Paulo Freire, post-critical pedagogies, and the pedagogical dilemma

Abstract

The Manifesto for a Post-Critical Pedagogy by Hodgson, Vlieghe and Zamojski shares several elements with the proposals that, with the same name, have been circulating since the late 1980s. Two of the elements with which these authors seek to distance themselves from critical pedagogy, and which are of particular interest to me here, are the proposal to assume equality between educators and educands as a starting point — rather than the superiority of the former over the latter — and to refrain from proposing substantive commitments about a utopian future towards which one must advance and which serves to judge the present. When analysing the work of the possibly most important author of critical pedagogy, Paulo Freire, I point out that a will to equality was already explicitly and strongly in his work.
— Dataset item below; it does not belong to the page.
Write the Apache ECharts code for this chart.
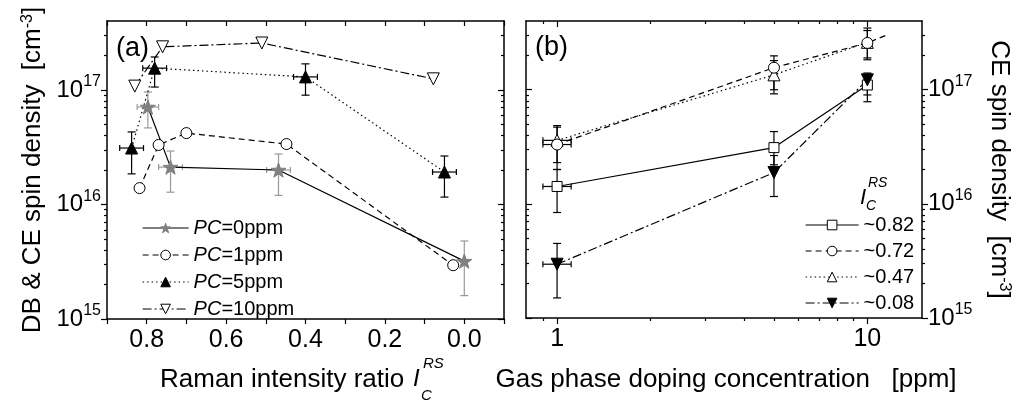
<!DOCTYPE html>
<html>
<head>
<meta charset="utf-8">
<script src="https://cdn.jsdelivr.net/npm/echarts@6/dist/echarts.min.js"></script>
<style>
html, body { margin: 0; padding: 0; background: #fff; }
#main { width: 1022px; height: 411px; }
</style>
</head>
<body>
<div id="main"></div>
<script>
// (a) spin density vs Raman intensity ratio, one series per PC doping level
var pc0X = [0.797, 0.74, 0.468, 0.0];
var pc0Y = [7.1e16, 2.12e16, 2.0e16, 3.2e15];
var pc0Lo = [4.66e16, 1.28e16, 1.2e16, 1.6e15];
var pc0Hi = [9.6e16, 2.93e16, 2.76e16, 4.8e15];
var pc0XErr = [0.027, 0.03, 0.03, 0.03];

var pc1X = [0.818, 0.77, 0.70, 0.448, 0.028];
var pc1Y = [1.39e16, 3.31e16, 4.2e16, 3.37e16, 2.95e15];

var pc5X = [0.838, 0.78, 0.40, 0.05];
var pc5Y = [3.11e16, 1.55e17, 1.3e17, 1.92e16];
var pc5Lo = [1.85e16, 1.06e17, 9.0e16, 1.16e16];
var pc5Hi = [4.3e16, 1.94e17, 1.69e17, 2.65e16];
var pc5XErr = [0.03, 0.03, 0.03, 0.03];

var pc10X = [0.83, 0.76, 0.51, 0.078];
var pc10Y = [1.08e17, 2.38e17, 2.57e17, 1.25e17];

// (b) CE spin density vs gas phase doping, one series per I_C^RS
var dopingX = [1, 5, 10];
var dopingXLo = [0.9, 0, 0];   // 0 = no x error bar
var dopingXHi = [1.11, 0, 0];

var r082Y = [1.42e16, 3.11e16, 1.1e17];
var r082Lo = [8.4e15, 2.2e16, 9.0e16];
var r082Hi = [2.0e16, 4.3e16, 1.3e17];

var r072Y = [3.31e16, 1.56e17, 2.57e17];
var r072Lo = [2.0e16, 9.2e16, 1.83e17];
var r072Hi = [4.85e16, 1.98e17, 3.47e17];
var r072Tail = [11.5, 3.0e17];   // dashed line runs a little past the last point

var r047Y = [3.6e16, 1.35e17, 2.6e17];
var r047Lo = [2.3e16, 1.0e17, 1.9e17];
var r047Hi = [4.7e16, 1.8e17, 3.3e17];

var r008Y = [2.96e15, 1.88e16, 1.22e17];
var r008Lo = [1.5e15, 1.16e16, 7.85e16];
var r008Hi = [4.5e15, 2.65e16, 1.4e17];

// tick values
var yMajor = [1e15, 1e16, 1e17];
var yMinor = [];
[1e15, 1e16, 1e17].forEach(function (d) {
	for (var m = 2; m <= 9; m++) { if (m * d <= 4e17) yMinor.push(m * d); }
});
var bMajor = [1, 10];
var bMinor = [0.9, 2, 3, 4, 5, 6, 7, 8, 9];

var FONT = '"Liberation Sans", Arial, sans-serif';
var STAR = 'path://M0,-10L2.35,-3.24L9.51,-3.09L3.8,1.24L5.88,8.09L0,4L-5.88,8.09L-3.8,1.24L-9.51,-3.09L-2.35,-3.24Z';
var solid = 'solid', dashed = [6, 4], dotted = [1.5, 3], dashDot = [9, 3, 2, 3];

function pairs(xs, ys) {
	return xs.map(function (x, i) { return [x, ys[i]]; });
}

// error bar rows: [x, y, yLo, yHi, xLo, xHi]
function errRows(xs, ys, lo, hi, xlo, xhi) {
	return xs.map(function (x, i) { return [x, ys[i], lo[i], hi[i], xlo[i], xhi[i]]; });
}

function errRender(color) {
	return function (params, api) {
		var x = api.value(0), y = api.value(1);
		var st = { stroke: color, lineWidth: 1.2 };
		var kids = [];
		var a = api.coord([x, api.value(2)]), b = api.coord([x, api.value(3)]);
		kids.push({ type: 'line', shape: { x1: a[0], y1: a[1], x2: b[0], y2: b[1] }, style: st });
		kids.push({ type: 'line', shape: { x1: a[0] - 4, y1: a[1], x2: a[0] + 4, y2: a[1] }, style: st });
		kids.push({ type: 'line', shape: { x1: b[0] - 4, y1: b[1], x2: b[0] + 4, y2: b[1] }, style: st });
		if (api.value(4) > 0 && api.value(5) > 0) {
			var c = api.coord([api.value(4), y]), d = api.coord([api.value(5), y]);
			kids.push({ type: 'line', shape: { x1: c[0], y1: c[1], x2: d[0], y2: d[1] }, style: st });
			kids.push({ type: 'line', shape: { x1: c[0], y1: c[1] - 3, x2: c[0], y2: c[1] + 3 }, style: st });
			kids.push({ type: 'line', shape: { x1: d[0], y1: d[1] - 3, x2: d[0], y2: d[1] + 3 }, style: st });
		}
		return { type: 'group', children: kids };
	};
}

function lineSeries(name, xi, yi, data, symbol, size, dash, fill, extra) {
	var s = {
		name: name, type: 'line', xAxisIndex: xi, yAxisIndex: yi, data: data,
		symbol: symbol, symbolSize: size, symbolKeepAspect: true,
		lineStyle: { color: '#000', width: 1.2, type: dash },
		itemStyle: { color: fill, borderColor: fill === '#808080' ? '#808080' : '#000', borderWidth: 1 },
		z: 3, animation: false
	};
	for (var k in extra) s[k] = extra[k];
	return s;
}

function errSeries(name, xi, yi, data, color) {
	return {
		name: name, type: 'custom', xAxisIndex: xi, yAxisIndex: yi, data: data,
		encode: { x: 0, y: 1 }, renderItem: errRender(color), z: 2, silent: true, animation: false
	};
}

var axisLine = { show: true, onZero: false, lineStyle: { color: '#000', width: 1.5 } };
var noLine = { show: false, onZero: false };
var supRich = {
	s: { fontSize: 16, verticalAlign: 'top', lineHeight: 16, fontFamily: FONT, color: '#000' }
};
function powLabel(v) {
	return '10{s|' + Math.round(Math.log10(v)) + '}';
}

function logY(grid, pos, major, labels, inside) {
	return {
		type: 'log', logBase: 10, gridIndex: grid, position: pos, min: 1e15, max: 4e17,
		axisLine: major ? axisLine : noLine,
		splitLine: { show: false },
		axisTick: { show: true, inside: inside, length: major ? 6 : 3,
			customValues: major ? yMajor : yMinor, lineStyle: { color: '#000', width: 1.2 } },
		axisLabel: labels ? {
			show: true, customValues: yMajor, formatter: powLabel, margin: 6,
			fontSize: 24, lineHeight: 32, color: '#000', fontFamily: FONT, rich: supRich
		} : { show: false }
	};
}

function logX(grid, pos, major, labels, inside) {
	return {
		type: 'log', logBase: 10, gridIndex: grid, position: pos, min: 0.794, max: 15,
		axisLine: major ? axisLine : noLine,
		splitLine: { show: false },
		axisTick: { show: true, inside: inside, length: major ? 6 : 3,
			customValues: major ? bMajor : bMinor, lineStyle: { color: '#000', width: 1.2 } },
		axisLabel: labels ? {
			show: true, customValues: bMajor, formatter: function (v) { return String(Math.round(v)); },
			margin: 9, fontSize: 25, color: '#000', fontFamily: FONT
		} : { show: false }
	};
}

function ramanX(pos, labels) {
	return {
		type: 'value', gridIndex: 0, position: pos, min: -0.1, max: 0.9, interval: 0.1, inverse: true,
		axisLine: axisLine, splitLine: { show: false },
		axisTick: { show: true, inside: !labels, length: 5, lineStyle: { color: '#000', width: 1.2 } },
		axisLabel: labels ? {
			show: true, margin: 9, fontSize: 25, color: '#000', fontFamily: FONT,
			formatter: function (v) { return Math.round(v * 10) % 2 === 0 ? Math.abs(v).toFixed(1) : ''; }
		} : { show: false }
	};
}

var titleName = {
	nameLocation: 'middle',
	nameTextStyle: { fontSize: 26, color: '#000', fontFamily: FONT, rich: supRich }
};

var yA = logY(0, 'left', true, true, false);
Object.assign(yA, titleName, { name: 'DB & CE spin density  [cm{s|-3}]', nameRotate: 90, nameGap: 61 });
var yB = logY(1, 'right', true, true, false);
Object.assign(yB, titleName, { name: 'CE spin density  [cm{s|-3}]', nameRotate: -90, nameGap: 64 });

var r072Data = pairs(dopingX, r072Y);
r072Data.push({ value: r072Tail, symbol: 'none' });

var txt = function (x, y, text, font, align) {
	return { type: 'text', x: x, y: y, z: 10,
		style: { text: text, font: font, fill: '#000', textAlign: align || 'left', align: align || 'left',
			textVerticalAlign: 'middle', verticalAlign: 'middle' } };
};

var legendCommon = {
	orient: 'vertical', itemHeight: 12, selectedMode: false, symbolRotate: 'inherit',
	itemStyle: { borderWidth: 1 }, lineStyle: { width: 1.2 }
};

var myChart = echarts.init(document.getElementById('main'));
var option = {
	animation: false,
	backgroundColor: '#fff',
	textStyle: { fontFamily: FONT },
	grid: [
		{ left: 107, top: 21, width: 397, height: 298 },
		{ left: 526, top: 21, width: 396, height: 297 }
	],
	xAxis: [
		ramanX('bottom', true),
		ramanX('top', false),
		logX(1, 'bottom', true, true, false),
		logX(1, 'bottom', false, false, false),
		logX(1, 'top', true, false, true),
		logX(1, 'top', false, false, true)
	],
	yAxis: [
		yA,
		logY(0, 'left', false, false, false),
		logY(0, 'right', true, false, true),
		logY(0, 'right', false, false, true),
		yB,
		logY(1, 'right', false, false, false),
		logY(1, 'left', true, false, true),
		logY(1, 'left', false, false, true)
	],
	legend: [
		Object.assign({}, legendCommon, {
			left: 137, top: 213, itemWidth: 46, itemGap: 7,
			data: ['PC=0ppm', 'PC=1ppm', 'PC=5ppm', 'PC=10ppm'],
			formatter: function (n) { return '{i|PC}' + n.slice(2); },
			textStyle: { fontSize: 20, lineHeight: 20, color: '#000', fontFamily: FONT,
				rich: { i: { fontStyle: 'italic', fontSize: 20, lineHeight: 20, fontFamily: FONT, color: '#000' } } }
		}),
		Object.assign({}, legendCommon, {
			left: 800, top: 210, itemWidth: 53, itemGap: 6,
			data: ['~0.82', '~0.72', '~0.47', '~0.08'],
			textStyle: { fontSize: 20, lineHeight: 20, color: '#000', fontFamily: FONT }
		})
	],
	graphic: [
		txt(116, 49, '(a)', '27px ' + FONT),
		txt(535, 48, '(b)', '27px ' + FONT),
		txt(160, 380, 'Raman intensity ratio', '26px ' + FONT),
		txt(413, 379, 'I', 'italic 24px ' + FONT),
		txt(423, 364, 'RS', 'italic 15px ' + FONT),
		txt(421, 396, 'C', 'italic 15px ' + FONT),
		txt(726, 380, 'Gas phase doping concentration   [ppm]', '26px ' + FONT, 'center'),
		txt(860, 198, 'I', 'italic 22px ' + FONT),
		txt(868, 183, 'RS', 'italic 14px ' + FONT),
		txt(866, 206, 'C', 'italic 14px ' + FONT)
	],
	series: [
		errSeries('a0err', 0, 0, errRows(pc0X, pc0Y, pc0Lo, pc0Hi,
			pc0X.map(function (x, i) { return x + pc0XErr[i]; }),
			pc0X.map(function (x, i) { return x - pc0XErr[i]; })), '#999'),
		errSeries('a5err', 0, 0, errRows(pc5X, pc5Y, pc5Lo, pc5Hi,
			pc5X.map(function (x, i) { return x + pc5XErr[i]; }),
			pc5X.map(function (x, i) { return x - pc5XErr[i]; })), '#000'),
		lineSeries('PC=0ppm', 0, 0, pairs(pc0X, pc0Y), STAR, 15, solid, '#808080'),
		lineSeries('PC=1ppm', 0, 0, pairs(pc1X, pc1Y), 'circle', 11, dashed, '#fff'),
		lineSeries('PC=5ppm', 0, 0, pairs(pc5X, pc5Y), 'triangle', 12, dotted, '#000'),
		lineSeries('PC=10ppm', 0, 0, pairs(pc10X, pc10Y), 'triangle', 12, dashDot, '#fff', { symbolRotate: 180 }),

		errSeries('b082err', 2, 4, errRows(dopingX, r082Y, r082Lo, r082Hi, dopingXLo, dopingXHi), '#000'),
		errSeries('b072err', 2, 4, errRows(dopingX, r072Y, r072Lo, r072Hi, dopingXLo, dopingXHi), '#000'),
		errSeries('b047err', 2, 4, errRows(dopingX, r047Y, r047Lo, r047Hi, dopingXLo, dopingXHi), '#000'),
		errSeries('b008err', 2, 4, errRows(dopingX, r008Y, r008Lo, r008Hi, dopingXLo, dopingXHi), '#000'),
		lineSeries('~0.82', 2, 4, pairs(dopingX, r082Y), 'rect', 10, solid, '#fff'),
		lineSeries('~0.47', 2, 4, pairs(dopingX, r047Y), 'triangle', 12, dotted, '#fff'),
		lineSeries('~0.72', 2, 4, r072Data, 'circle', 11, dashed, '#fff'),
		lineSeries('~0.08', 2, 4, pairs(dopingX, r008Y), 'triangle', 12, dashDot, '#000', { symbolRotate: 180 })
	]
};
myChart.setOption(option);
</script>
</body>
</html>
At the same time, however, there are also several elements related to a will to justice and dignity beyond the pedagogical relationship — the ideas of critical conscience and awareness — that, in a contradictory way, materialise a principle of inequality. The proponents of the Manifesto for a Post-Critical Pedagogy define in advance a principle of equality between educators and educands, thereby ending up evading one of the dimensions of responsibility for care that corresponds to the educational practice of critical pedagogy. I propose that, by taking critical education as a caring practice, none of these endeavours should be renounced. I conclude that a critical pedagogy is constituted in the always present and deep attention to the needs of the students, in the tension between a will to equality and a will to justice and dignity.